* _Task goal_: Would you print the material exactly, starting at its first line and ending at the line holding "plt.rcParams['font.family'] = ['Liberation"?

* _Collected material_:
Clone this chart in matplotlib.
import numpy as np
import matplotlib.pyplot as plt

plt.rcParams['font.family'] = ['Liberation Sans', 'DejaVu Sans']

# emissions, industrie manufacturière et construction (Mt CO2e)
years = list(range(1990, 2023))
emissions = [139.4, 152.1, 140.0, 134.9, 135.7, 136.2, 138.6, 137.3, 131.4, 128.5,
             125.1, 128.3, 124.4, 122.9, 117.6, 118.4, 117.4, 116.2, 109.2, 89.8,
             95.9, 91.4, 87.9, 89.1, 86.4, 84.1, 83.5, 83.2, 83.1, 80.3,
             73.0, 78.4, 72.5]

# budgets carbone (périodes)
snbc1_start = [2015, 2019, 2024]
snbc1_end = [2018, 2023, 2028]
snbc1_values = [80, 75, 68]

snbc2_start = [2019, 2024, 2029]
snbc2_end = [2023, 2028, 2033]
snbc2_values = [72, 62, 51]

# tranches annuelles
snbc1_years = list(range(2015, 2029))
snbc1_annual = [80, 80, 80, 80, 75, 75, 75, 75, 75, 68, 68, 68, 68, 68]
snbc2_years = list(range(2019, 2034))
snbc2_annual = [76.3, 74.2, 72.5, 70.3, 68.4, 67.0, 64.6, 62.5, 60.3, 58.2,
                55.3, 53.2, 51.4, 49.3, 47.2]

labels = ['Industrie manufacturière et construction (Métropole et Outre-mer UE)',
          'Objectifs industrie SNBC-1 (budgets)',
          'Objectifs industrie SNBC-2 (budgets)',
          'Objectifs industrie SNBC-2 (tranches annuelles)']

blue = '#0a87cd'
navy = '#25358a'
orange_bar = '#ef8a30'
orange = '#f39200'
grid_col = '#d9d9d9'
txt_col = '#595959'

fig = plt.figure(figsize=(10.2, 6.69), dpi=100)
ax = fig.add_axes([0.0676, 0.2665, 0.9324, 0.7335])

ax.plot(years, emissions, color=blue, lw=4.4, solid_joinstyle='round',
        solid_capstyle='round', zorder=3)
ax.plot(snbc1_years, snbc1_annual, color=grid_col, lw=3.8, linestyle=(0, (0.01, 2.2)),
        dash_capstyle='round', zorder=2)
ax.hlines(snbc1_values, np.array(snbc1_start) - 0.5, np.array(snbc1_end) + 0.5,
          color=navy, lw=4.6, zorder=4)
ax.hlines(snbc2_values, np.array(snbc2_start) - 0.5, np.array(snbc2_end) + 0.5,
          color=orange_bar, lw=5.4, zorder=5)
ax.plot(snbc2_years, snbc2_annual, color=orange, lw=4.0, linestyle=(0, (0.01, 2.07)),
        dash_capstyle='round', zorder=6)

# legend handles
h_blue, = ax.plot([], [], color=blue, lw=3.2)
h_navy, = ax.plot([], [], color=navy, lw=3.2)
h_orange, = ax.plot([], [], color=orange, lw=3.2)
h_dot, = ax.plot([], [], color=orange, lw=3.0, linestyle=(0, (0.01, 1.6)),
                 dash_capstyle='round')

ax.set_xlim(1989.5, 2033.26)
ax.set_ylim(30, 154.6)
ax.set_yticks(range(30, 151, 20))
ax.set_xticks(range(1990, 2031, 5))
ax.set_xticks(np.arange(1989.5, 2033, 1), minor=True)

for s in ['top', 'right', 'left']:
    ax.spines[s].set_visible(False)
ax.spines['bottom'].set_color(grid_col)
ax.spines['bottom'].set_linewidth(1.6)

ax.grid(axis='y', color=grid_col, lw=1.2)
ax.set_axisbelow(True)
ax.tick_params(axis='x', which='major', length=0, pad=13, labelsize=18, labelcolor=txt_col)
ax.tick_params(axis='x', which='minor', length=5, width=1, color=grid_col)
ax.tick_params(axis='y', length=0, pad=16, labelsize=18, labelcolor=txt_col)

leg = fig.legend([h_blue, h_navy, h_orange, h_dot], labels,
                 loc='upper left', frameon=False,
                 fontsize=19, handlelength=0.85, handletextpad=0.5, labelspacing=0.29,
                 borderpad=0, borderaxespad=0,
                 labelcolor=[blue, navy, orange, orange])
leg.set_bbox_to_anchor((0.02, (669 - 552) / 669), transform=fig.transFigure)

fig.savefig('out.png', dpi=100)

* _In response_:
Clone this chart in matplotlib.
import numpy as np
import matplotlib.pyplot as plt

plt.rcParams['font.family'] = ['Liberation Sans', 'DejaVu Sans']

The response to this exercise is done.